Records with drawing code
** Begin **
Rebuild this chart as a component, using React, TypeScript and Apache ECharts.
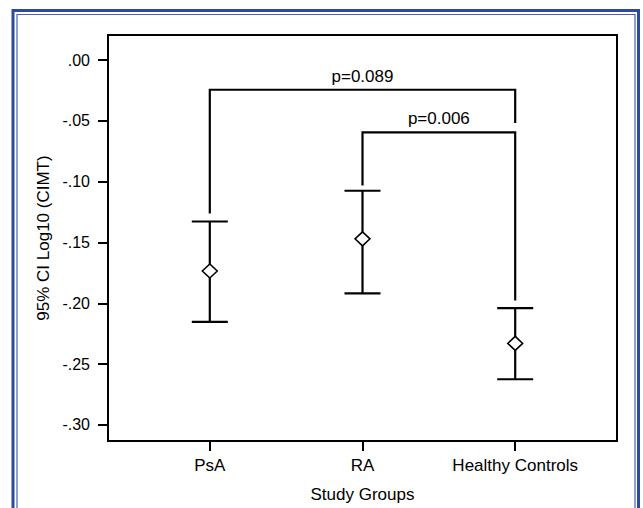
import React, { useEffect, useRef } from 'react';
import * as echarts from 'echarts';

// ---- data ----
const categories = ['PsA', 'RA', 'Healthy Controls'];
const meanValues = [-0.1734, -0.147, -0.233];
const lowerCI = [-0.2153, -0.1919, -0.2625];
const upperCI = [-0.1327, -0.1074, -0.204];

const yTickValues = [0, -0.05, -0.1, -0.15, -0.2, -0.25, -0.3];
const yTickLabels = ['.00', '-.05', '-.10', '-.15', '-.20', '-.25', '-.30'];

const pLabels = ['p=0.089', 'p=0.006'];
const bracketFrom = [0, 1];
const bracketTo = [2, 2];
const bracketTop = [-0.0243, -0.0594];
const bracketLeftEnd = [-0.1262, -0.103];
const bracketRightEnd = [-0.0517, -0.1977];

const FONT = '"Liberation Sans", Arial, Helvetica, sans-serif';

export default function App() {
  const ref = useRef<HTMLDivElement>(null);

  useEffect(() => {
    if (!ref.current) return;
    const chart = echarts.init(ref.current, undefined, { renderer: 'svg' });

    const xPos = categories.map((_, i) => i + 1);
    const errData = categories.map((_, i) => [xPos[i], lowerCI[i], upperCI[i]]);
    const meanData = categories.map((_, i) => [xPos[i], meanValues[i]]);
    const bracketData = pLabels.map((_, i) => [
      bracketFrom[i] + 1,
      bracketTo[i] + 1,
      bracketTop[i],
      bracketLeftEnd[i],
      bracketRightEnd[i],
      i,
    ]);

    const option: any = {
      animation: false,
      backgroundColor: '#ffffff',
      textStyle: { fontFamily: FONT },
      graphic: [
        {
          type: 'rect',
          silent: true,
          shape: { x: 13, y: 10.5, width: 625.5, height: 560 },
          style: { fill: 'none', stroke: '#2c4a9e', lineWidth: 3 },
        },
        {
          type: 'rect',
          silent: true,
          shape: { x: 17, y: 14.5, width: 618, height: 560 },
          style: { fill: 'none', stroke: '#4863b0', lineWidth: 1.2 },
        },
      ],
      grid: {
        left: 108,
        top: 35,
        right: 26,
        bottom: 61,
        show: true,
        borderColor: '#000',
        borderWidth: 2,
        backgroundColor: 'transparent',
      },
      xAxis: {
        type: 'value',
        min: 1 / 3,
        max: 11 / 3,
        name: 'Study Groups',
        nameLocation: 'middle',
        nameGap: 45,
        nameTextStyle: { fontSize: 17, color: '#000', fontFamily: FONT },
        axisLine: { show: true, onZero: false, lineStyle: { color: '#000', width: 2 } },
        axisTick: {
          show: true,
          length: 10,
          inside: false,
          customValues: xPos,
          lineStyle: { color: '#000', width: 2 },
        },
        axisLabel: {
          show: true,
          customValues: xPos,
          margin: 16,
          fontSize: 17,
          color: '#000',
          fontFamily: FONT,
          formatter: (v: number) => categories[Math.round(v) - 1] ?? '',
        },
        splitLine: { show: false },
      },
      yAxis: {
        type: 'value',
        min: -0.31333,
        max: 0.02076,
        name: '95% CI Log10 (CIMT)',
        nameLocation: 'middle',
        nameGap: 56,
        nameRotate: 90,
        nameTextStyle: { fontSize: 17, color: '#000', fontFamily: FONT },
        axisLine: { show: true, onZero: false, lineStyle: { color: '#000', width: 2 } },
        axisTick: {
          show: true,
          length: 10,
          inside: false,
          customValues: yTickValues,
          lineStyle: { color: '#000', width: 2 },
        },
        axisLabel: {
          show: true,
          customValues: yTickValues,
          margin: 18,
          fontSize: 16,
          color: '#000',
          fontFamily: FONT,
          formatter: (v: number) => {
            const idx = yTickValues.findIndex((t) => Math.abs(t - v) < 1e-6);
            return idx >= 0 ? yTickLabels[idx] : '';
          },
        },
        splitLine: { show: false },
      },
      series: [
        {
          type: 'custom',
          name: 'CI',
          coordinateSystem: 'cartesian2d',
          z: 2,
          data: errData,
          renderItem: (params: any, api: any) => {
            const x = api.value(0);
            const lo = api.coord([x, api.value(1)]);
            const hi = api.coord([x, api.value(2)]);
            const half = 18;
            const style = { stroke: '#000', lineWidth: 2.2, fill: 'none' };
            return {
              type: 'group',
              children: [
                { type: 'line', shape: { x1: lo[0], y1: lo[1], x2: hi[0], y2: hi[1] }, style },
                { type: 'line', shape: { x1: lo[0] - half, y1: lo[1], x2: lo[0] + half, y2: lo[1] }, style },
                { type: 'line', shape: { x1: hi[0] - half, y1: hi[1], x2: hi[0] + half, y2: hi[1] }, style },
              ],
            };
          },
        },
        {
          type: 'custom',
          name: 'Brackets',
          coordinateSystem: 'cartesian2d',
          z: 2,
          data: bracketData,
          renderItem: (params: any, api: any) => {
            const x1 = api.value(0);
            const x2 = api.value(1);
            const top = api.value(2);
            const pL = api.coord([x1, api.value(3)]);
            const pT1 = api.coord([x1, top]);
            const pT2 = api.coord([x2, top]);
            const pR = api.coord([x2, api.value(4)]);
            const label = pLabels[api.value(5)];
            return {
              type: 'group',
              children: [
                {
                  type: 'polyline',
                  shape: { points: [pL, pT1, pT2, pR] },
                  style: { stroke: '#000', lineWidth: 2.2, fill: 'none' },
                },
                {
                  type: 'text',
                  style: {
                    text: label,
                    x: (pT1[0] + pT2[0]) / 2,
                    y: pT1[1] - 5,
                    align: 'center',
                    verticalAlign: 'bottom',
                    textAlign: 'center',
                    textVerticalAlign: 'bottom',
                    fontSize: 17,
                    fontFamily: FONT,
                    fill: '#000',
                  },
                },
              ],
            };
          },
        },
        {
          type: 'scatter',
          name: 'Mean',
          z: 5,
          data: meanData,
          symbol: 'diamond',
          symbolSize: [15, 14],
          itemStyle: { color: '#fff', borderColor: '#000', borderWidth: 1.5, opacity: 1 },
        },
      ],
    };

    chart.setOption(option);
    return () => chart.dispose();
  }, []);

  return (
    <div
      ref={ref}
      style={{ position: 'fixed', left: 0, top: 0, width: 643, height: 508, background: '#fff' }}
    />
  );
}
** End **
** Begin **
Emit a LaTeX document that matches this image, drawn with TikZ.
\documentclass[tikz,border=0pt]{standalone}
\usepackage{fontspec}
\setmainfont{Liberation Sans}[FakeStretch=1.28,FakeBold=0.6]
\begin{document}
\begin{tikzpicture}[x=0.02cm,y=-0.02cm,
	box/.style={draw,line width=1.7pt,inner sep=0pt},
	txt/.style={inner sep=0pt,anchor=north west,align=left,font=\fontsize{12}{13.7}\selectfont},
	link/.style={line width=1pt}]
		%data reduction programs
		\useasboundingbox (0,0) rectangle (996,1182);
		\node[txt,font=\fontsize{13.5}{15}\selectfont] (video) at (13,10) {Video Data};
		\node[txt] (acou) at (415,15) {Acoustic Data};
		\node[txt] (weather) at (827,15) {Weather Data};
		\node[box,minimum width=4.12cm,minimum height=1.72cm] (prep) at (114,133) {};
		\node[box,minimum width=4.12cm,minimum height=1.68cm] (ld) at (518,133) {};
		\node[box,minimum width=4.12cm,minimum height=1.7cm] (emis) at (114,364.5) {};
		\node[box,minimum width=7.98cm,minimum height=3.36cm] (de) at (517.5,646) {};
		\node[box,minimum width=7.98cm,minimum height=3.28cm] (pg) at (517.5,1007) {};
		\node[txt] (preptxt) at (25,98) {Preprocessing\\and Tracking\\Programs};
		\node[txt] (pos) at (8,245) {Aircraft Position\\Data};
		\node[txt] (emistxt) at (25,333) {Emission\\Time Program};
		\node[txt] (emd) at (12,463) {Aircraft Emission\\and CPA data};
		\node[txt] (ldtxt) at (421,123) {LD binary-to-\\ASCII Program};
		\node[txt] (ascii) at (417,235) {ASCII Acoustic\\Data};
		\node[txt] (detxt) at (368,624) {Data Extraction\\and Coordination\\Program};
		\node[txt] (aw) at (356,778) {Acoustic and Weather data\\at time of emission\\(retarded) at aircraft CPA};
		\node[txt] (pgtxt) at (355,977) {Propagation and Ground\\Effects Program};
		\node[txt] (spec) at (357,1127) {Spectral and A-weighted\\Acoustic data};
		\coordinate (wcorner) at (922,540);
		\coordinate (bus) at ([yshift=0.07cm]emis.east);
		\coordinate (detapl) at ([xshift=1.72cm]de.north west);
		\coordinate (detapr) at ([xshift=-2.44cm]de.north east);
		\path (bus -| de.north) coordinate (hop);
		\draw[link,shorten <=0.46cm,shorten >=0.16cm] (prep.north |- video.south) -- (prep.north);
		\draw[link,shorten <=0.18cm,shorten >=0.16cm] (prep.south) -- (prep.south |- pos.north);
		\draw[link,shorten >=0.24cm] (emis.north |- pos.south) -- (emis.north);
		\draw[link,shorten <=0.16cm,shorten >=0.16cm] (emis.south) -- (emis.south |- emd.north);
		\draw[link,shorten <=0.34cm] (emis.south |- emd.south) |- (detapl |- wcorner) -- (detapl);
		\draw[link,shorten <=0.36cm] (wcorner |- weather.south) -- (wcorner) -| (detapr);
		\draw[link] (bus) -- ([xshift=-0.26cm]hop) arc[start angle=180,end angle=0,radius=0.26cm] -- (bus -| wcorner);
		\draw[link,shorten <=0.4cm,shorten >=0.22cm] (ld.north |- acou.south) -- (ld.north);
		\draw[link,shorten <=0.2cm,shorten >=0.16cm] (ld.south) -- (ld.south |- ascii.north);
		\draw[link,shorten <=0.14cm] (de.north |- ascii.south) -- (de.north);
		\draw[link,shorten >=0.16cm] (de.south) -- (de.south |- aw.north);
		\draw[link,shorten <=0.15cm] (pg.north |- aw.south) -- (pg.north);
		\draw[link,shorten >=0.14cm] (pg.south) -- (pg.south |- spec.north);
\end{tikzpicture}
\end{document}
** End **
** Begin **
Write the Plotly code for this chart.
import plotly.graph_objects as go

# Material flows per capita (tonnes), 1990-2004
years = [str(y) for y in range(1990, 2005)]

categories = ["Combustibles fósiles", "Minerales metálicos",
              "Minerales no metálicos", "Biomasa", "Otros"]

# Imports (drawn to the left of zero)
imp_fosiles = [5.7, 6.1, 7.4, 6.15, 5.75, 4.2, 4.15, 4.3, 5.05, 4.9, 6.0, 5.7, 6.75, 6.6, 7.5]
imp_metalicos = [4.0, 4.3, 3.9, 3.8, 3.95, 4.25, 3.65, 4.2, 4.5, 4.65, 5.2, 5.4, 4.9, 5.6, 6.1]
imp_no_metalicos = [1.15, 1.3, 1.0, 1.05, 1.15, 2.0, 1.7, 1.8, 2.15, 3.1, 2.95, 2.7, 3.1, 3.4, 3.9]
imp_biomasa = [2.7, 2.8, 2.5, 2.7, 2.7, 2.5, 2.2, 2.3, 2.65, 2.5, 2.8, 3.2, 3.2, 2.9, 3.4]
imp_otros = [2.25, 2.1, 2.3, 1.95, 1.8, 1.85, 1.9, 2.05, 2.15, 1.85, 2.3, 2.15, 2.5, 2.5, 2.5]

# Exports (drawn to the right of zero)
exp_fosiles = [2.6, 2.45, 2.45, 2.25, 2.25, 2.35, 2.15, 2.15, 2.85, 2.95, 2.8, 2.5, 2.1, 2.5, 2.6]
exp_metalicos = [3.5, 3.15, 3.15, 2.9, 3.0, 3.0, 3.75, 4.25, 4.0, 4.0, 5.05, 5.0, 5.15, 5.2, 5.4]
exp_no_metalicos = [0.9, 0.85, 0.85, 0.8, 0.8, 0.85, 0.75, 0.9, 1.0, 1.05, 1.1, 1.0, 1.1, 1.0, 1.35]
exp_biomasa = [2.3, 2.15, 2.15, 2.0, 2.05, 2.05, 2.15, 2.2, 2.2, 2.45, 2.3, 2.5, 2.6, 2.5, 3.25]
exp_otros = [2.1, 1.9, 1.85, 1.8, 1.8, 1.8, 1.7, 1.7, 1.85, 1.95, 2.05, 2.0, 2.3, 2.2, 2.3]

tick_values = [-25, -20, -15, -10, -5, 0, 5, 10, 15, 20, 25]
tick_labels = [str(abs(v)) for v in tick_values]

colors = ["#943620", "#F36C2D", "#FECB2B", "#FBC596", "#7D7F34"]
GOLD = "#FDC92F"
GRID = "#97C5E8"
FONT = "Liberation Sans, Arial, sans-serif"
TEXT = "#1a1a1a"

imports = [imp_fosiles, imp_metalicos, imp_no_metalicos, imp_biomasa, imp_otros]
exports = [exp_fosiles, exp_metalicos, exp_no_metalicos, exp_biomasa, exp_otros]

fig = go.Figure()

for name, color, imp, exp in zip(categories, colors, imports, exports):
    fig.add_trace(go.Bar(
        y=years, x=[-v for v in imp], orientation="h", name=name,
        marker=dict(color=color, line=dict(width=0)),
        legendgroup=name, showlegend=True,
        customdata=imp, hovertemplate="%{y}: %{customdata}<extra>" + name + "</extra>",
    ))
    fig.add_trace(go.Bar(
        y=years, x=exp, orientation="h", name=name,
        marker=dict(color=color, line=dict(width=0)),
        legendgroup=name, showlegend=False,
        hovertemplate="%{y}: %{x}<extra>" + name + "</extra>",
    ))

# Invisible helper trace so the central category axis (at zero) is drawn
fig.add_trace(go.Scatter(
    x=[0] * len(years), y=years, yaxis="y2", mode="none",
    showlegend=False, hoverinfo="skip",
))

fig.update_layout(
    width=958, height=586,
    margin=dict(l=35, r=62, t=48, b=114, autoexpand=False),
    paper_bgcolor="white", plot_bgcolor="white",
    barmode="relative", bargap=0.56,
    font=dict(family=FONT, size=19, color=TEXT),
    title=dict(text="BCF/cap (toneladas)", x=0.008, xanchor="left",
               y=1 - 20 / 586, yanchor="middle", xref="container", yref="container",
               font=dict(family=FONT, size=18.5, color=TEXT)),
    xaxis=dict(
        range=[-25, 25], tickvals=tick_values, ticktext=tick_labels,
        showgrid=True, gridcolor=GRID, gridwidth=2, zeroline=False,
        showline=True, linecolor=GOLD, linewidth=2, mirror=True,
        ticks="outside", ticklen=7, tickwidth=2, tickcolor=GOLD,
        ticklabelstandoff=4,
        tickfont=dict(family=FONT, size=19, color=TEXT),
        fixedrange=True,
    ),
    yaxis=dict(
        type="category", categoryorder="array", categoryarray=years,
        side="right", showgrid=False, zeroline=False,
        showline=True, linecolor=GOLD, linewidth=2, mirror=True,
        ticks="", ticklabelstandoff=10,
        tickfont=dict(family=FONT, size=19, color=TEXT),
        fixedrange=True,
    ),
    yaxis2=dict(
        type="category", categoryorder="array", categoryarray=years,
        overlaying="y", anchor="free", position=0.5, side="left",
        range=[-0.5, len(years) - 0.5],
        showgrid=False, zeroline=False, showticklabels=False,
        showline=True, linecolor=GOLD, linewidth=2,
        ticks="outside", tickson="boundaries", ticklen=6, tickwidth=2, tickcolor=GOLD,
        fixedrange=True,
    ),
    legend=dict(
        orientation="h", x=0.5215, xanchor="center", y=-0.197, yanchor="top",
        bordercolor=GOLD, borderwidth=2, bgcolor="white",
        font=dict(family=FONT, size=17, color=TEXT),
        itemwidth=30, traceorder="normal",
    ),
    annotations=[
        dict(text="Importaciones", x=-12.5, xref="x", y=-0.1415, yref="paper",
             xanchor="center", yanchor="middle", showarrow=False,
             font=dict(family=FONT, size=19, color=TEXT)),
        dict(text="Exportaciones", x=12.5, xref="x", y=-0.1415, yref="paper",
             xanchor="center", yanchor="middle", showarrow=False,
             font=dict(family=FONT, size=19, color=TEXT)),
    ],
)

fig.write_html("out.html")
** End **
Exercise instructions: Only the lines from the one with "Rebuild this chart" down to the one with "import * as echarts from 'echarts';" belong in your copy, both ends included; write them out exactly and skip any pictures.

Solution to the exercise:
Rebuild this chart as a component, using React, TypeScript and Apache ECharts.
import React, { useEffect, useRef } from 'react';
import * as echarts from 'echarts';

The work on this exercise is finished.